> **Raw records**
"""

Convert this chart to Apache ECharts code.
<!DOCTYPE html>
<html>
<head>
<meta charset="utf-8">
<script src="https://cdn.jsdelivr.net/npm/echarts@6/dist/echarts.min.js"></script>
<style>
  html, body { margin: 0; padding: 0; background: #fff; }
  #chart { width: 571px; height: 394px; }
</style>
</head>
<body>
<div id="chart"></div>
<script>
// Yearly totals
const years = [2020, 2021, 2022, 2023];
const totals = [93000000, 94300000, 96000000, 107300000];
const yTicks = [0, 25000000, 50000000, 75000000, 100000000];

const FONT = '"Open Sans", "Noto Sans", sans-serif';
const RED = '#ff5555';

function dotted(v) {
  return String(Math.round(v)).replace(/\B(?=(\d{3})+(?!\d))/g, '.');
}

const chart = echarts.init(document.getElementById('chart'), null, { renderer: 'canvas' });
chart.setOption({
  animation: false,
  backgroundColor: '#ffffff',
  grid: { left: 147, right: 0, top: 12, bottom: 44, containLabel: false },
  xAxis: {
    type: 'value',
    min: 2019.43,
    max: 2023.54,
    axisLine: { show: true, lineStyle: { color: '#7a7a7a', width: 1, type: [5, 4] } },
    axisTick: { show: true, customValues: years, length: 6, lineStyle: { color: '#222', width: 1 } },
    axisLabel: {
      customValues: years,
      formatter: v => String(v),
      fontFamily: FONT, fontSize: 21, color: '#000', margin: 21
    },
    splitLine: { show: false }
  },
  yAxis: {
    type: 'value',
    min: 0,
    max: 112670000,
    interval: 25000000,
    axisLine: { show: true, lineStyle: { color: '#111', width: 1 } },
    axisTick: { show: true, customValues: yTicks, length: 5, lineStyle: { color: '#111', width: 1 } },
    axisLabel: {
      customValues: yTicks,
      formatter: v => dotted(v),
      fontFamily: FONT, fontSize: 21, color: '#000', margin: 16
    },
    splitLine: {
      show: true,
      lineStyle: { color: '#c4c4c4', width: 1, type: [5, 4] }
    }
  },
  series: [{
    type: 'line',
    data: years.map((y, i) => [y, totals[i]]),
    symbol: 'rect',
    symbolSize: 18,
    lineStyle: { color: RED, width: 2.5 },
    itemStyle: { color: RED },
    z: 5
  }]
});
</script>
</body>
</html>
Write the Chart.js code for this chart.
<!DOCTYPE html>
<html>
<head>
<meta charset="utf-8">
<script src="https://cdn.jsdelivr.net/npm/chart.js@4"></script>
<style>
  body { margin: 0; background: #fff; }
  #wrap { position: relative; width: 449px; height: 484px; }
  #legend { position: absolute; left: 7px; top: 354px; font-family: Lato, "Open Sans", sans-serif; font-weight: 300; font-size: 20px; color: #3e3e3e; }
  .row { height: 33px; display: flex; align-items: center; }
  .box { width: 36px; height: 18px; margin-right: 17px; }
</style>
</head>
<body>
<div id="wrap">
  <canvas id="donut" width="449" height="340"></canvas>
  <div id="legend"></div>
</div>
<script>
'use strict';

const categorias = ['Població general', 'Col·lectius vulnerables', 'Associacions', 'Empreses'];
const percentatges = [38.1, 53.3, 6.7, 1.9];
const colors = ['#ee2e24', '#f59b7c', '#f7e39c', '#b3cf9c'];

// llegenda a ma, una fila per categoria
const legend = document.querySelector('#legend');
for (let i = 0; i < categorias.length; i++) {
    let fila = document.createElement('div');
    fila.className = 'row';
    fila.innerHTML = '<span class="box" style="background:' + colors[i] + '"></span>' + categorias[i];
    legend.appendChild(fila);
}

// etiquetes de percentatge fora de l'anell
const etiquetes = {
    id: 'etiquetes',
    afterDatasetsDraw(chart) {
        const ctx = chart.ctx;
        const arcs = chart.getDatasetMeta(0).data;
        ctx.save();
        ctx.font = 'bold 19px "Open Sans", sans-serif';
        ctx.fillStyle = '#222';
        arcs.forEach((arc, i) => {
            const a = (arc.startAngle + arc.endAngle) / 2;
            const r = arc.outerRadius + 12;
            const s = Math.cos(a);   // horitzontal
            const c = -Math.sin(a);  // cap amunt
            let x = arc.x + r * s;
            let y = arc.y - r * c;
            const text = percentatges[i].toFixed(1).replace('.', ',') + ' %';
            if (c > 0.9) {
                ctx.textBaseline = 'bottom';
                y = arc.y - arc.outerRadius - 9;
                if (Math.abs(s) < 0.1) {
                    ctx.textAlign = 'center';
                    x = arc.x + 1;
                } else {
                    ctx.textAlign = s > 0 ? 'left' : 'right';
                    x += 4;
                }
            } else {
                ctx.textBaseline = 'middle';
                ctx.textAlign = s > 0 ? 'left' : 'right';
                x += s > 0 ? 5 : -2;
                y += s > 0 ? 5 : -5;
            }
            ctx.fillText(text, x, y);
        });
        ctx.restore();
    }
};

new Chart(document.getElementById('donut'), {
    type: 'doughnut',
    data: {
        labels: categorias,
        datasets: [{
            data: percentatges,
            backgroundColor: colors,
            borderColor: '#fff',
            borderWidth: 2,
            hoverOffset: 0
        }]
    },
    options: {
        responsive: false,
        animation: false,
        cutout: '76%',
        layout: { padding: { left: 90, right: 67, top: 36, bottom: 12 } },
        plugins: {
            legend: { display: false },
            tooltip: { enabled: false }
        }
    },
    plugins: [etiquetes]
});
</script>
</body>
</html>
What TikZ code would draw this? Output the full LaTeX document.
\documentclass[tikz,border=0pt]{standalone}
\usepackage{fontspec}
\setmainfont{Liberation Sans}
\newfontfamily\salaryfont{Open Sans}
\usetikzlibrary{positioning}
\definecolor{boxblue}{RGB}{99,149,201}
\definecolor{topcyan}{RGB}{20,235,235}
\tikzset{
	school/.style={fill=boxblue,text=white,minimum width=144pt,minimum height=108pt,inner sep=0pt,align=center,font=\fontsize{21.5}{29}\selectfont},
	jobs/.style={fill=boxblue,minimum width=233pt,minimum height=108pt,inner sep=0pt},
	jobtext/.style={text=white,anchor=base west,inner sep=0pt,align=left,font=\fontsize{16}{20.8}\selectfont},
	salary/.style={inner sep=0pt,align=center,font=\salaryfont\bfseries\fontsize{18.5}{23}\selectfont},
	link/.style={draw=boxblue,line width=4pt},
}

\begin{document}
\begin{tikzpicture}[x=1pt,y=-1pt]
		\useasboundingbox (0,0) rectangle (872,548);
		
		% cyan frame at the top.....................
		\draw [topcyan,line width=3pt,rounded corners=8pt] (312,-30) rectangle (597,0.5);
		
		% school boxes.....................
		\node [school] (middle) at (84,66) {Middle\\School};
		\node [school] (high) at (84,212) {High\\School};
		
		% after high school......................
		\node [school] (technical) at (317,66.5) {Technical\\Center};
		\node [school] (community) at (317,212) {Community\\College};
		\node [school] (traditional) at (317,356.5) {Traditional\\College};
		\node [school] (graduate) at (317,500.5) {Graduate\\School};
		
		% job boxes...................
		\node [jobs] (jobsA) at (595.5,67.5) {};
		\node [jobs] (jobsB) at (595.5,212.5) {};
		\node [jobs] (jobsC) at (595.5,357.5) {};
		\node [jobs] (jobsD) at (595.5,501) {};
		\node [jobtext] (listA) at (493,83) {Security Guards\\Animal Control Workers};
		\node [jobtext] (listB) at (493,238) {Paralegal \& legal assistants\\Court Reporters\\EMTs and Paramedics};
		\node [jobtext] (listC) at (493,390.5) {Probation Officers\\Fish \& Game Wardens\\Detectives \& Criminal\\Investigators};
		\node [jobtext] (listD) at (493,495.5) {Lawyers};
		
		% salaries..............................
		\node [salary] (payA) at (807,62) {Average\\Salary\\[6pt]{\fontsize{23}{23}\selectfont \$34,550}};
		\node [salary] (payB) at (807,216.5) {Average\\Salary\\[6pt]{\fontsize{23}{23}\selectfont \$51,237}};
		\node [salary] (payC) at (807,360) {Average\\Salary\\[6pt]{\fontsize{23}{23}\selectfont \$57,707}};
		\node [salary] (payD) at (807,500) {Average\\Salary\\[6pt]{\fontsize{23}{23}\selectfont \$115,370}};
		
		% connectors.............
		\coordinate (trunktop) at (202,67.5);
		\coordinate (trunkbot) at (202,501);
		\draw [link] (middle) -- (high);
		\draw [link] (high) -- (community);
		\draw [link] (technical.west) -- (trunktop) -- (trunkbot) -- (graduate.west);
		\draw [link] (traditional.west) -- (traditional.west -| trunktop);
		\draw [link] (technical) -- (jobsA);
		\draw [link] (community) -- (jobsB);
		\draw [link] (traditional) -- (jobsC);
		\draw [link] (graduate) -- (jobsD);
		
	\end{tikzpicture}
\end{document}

"""
"""

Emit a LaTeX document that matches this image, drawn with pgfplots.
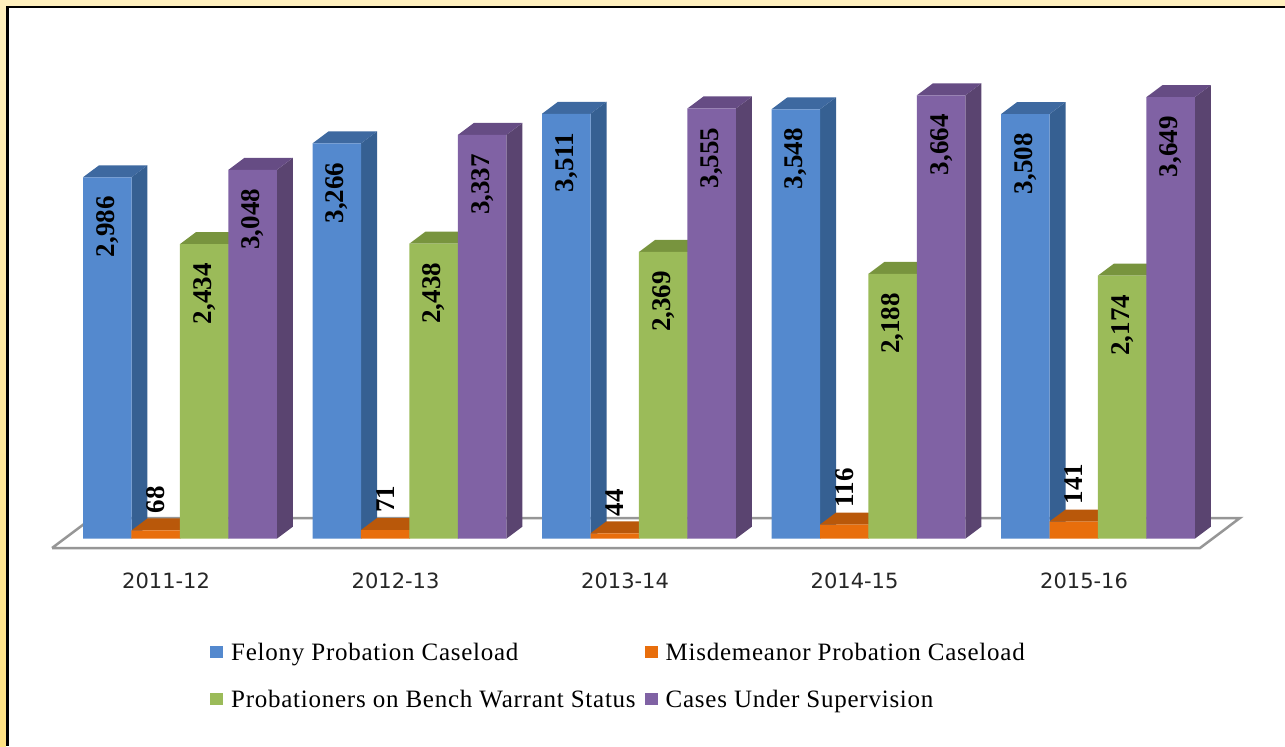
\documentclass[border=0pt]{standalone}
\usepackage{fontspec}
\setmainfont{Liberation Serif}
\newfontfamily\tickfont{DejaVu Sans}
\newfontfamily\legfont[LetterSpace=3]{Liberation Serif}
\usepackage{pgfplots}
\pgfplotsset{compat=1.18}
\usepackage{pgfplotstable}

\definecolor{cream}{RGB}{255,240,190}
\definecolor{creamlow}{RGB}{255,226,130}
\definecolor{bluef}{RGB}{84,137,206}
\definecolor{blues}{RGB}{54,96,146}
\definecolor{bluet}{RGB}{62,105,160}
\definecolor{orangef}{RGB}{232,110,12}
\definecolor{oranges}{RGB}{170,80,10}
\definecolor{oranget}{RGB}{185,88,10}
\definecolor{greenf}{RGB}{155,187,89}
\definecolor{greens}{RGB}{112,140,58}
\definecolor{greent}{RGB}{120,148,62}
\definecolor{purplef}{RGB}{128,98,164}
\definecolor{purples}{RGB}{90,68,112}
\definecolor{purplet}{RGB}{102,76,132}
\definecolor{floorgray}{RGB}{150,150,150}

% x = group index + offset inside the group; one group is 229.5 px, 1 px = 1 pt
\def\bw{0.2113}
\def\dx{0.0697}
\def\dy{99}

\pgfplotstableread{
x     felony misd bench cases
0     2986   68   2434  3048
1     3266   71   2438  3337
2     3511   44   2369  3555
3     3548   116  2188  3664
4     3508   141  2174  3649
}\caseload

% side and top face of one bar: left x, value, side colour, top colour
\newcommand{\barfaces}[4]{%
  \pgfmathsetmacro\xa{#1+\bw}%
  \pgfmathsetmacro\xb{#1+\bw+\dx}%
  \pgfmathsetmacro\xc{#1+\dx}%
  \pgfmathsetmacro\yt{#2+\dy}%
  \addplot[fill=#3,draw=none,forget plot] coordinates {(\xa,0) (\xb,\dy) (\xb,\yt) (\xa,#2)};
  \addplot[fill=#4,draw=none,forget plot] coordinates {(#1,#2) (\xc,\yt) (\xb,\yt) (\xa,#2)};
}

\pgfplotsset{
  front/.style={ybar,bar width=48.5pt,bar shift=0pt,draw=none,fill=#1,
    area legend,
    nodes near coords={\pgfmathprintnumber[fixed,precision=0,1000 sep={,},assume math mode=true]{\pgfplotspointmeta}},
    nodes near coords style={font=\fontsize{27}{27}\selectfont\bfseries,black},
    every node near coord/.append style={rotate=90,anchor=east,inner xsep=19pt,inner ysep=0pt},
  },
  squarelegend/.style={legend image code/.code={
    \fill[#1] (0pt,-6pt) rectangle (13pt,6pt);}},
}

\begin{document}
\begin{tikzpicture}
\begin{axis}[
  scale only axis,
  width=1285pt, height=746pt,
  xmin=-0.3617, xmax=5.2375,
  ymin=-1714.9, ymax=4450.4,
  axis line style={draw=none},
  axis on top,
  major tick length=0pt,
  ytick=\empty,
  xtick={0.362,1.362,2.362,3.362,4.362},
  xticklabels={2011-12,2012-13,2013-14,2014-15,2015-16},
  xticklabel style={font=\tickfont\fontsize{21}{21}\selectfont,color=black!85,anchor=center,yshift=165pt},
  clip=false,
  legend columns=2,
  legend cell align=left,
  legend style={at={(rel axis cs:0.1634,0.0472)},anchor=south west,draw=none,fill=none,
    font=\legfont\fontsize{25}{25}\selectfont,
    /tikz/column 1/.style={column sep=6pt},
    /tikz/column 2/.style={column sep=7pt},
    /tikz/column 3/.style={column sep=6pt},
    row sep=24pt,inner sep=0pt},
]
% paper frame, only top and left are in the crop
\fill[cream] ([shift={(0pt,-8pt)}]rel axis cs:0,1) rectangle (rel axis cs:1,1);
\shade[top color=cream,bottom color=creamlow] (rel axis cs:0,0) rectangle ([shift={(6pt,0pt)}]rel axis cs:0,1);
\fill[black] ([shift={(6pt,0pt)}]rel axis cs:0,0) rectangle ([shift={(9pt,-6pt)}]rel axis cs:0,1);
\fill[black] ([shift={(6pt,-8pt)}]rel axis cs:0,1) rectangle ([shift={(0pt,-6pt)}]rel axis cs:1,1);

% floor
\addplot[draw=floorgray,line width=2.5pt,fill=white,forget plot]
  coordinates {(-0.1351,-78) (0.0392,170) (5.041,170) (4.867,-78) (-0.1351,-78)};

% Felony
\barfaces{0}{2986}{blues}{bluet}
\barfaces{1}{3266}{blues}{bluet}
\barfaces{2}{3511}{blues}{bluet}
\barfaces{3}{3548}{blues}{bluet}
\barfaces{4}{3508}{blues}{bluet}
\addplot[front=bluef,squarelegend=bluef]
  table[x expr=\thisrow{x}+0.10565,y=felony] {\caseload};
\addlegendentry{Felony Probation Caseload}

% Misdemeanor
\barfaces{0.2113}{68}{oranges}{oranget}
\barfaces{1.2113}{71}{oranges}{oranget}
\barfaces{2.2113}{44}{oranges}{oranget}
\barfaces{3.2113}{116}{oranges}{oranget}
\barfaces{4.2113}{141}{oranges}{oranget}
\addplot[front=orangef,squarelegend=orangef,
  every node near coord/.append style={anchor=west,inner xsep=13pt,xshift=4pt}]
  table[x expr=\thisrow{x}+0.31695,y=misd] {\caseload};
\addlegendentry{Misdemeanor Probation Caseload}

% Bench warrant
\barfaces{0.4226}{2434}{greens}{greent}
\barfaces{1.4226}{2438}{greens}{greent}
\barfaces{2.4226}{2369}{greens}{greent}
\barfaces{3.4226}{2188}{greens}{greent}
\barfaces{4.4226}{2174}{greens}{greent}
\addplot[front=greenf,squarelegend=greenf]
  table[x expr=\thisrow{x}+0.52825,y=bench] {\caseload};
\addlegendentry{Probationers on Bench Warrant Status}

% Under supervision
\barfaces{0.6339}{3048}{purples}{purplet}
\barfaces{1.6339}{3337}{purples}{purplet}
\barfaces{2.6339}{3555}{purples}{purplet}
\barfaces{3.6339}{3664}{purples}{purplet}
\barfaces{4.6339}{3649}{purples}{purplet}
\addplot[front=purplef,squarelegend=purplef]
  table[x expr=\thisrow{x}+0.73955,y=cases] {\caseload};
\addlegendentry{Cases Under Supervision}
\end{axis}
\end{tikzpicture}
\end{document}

"""
"""

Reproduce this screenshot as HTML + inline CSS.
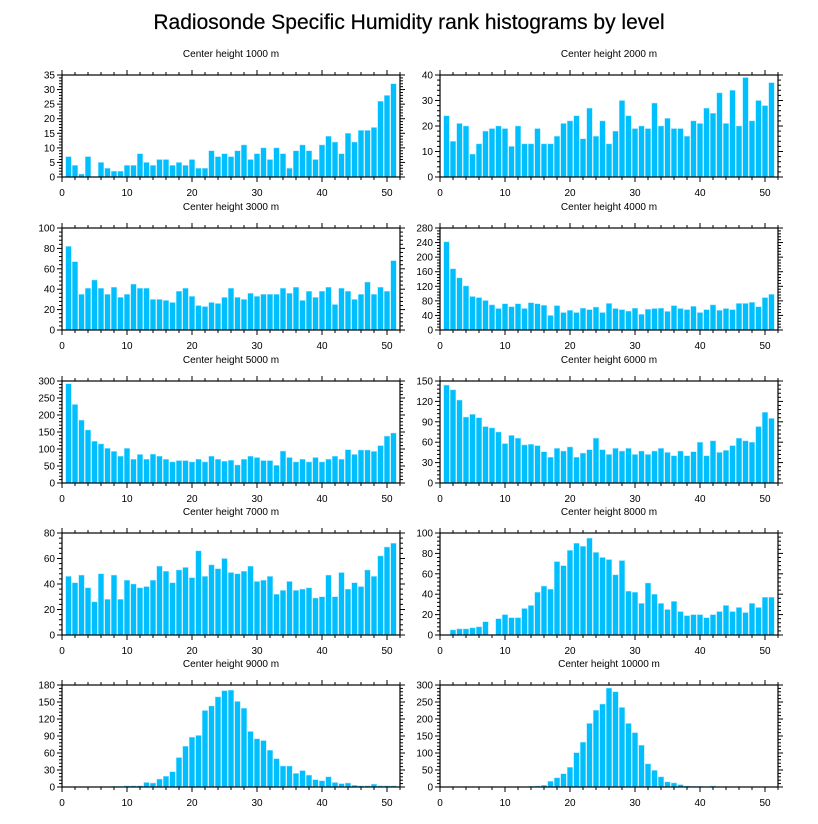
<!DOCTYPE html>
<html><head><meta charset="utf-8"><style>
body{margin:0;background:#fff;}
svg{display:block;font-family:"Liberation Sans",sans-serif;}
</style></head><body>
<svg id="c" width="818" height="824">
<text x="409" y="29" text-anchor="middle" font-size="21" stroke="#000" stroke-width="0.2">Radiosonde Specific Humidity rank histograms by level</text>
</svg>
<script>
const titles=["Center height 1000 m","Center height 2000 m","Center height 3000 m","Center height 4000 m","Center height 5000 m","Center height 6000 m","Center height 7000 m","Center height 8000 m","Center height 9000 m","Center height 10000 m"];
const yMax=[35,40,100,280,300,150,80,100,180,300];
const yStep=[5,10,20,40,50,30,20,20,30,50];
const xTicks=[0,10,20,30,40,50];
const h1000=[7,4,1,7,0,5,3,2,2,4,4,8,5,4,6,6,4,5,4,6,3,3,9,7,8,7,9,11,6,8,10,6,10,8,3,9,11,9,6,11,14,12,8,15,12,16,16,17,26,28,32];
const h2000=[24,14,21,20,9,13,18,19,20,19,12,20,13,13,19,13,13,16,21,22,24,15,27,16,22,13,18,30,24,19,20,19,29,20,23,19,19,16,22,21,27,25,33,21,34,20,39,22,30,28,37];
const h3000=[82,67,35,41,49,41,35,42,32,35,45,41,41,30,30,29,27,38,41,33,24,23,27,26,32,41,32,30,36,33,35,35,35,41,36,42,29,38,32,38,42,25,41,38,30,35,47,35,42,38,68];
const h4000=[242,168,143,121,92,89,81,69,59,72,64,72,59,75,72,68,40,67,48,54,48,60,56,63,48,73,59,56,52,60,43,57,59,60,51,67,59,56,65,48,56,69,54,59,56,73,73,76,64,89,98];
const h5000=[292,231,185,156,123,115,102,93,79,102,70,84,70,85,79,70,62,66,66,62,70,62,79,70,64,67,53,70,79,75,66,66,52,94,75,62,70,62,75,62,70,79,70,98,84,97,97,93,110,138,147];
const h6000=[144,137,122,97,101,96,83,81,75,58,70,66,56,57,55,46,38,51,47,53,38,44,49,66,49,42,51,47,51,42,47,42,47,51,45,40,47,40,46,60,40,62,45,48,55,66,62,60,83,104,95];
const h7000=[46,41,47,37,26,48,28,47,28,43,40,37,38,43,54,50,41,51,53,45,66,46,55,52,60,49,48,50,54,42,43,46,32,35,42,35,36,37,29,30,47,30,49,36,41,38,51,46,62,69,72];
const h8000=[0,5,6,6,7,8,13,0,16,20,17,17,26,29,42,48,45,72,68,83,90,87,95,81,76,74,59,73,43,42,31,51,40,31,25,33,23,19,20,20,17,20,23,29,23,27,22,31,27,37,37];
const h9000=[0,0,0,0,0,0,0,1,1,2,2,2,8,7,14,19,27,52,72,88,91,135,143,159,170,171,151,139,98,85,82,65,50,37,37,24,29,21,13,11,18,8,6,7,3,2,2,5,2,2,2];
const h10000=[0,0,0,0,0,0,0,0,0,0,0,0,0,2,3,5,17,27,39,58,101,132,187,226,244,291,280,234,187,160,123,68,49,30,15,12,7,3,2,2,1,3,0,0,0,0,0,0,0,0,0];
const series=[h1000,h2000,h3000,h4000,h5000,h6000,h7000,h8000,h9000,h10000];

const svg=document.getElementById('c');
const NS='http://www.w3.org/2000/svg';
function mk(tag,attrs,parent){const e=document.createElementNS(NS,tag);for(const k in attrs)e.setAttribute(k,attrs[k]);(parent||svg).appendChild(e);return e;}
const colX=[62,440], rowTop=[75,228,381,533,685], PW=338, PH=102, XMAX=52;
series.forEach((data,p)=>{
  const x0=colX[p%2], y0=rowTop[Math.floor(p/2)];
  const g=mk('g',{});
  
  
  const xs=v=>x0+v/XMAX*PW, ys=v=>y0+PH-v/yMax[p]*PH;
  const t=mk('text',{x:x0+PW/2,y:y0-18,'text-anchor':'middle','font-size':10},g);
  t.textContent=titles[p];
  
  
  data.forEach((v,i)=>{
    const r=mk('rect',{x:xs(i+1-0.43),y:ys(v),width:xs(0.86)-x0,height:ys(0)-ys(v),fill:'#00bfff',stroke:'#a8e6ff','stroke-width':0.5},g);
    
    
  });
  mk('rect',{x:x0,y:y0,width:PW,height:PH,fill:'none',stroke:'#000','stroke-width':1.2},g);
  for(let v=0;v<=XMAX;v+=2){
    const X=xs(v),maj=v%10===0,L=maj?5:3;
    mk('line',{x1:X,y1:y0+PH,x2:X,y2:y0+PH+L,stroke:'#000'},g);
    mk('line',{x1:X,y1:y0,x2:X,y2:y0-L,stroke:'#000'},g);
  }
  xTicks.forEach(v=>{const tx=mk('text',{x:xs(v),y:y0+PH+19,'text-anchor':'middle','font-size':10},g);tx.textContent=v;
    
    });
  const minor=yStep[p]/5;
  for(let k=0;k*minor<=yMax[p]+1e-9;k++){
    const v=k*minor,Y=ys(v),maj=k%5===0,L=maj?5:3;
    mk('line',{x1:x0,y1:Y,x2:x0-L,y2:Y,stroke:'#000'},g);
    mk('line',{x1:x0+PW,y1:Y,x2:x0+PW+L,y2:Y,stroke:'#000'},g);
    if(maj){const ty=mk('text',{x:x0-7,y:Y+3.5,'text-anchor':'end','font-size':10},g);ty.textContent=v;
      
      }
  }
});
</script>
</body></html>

"""

> **DIRECTIONS FOR THIS TASK**
Extract and reproduce exactly the lines opening with the line containing "What TikZ code" and closing with the line containing "[school] (graduate) at", inclusive.

> **THE SOLUTION**
What TikZ code would draw this? Output the full LaTeX document.
\documentclass[tikz,border=0pt]{standalone}
\usepackage{fontspec}
\setmainfont{Liberation Sans}
\newfontfamily\salaryfont{Open Sans}
\usetikzlibrary{positioning}
\definecolor{boxblue}{RGB}{99,149,201}
\definecolor{topcyan}{RGB}{20,235,235}
\tikzset{
	school/.style={fill=boxblue,text=white,minimum width=144pt,minimum height=108pt,inner sep=0pt,align=center,font=\fontsize{21.5}{29}\selectfont},
	jobs/.style={fill=boxblue,minimum width=233pt,minimum height=108pt,inner sep=0pt},
	jobtext/.style={text=white,anchor=base west,inner sep=0pt,align=left,font=\fontsize{16}{20.8}\selectfont},
	salary/.style={inner sep=0pt,align=center,font=\salaryfont\bfseries\fontsize{18.5}{23}\selectfont},
	link/.style={draw=boxblue,line width=4pt},
}

\begin{document}
\begin{tikzpicture}[x=1pt,y=-1pt]
		\useasboundingbox (0,0) rectangle (872,548);
		
		% cyan frame at the top.....................
		\draw [topcyan,line width=3pt,rounded corners=8pt] (312,-30) rectangle (597,0.5);
		
		% school boxes.....................
		\node [school] (middle) at (84,66) {Middle\\School};
		\node [school] (high) at (84,212) {High\\School};
		
		% after high school......................
		\node [school] (technical) at (317,66.5) {Technical\\Center};
		\node [school] (community) at (317,212) {Community\\College};
		\node [school] (traditional) at (317,356.5) {Traditional\\College};
		\node [school] (graduate) at (317,500.5) {Graduate\\School};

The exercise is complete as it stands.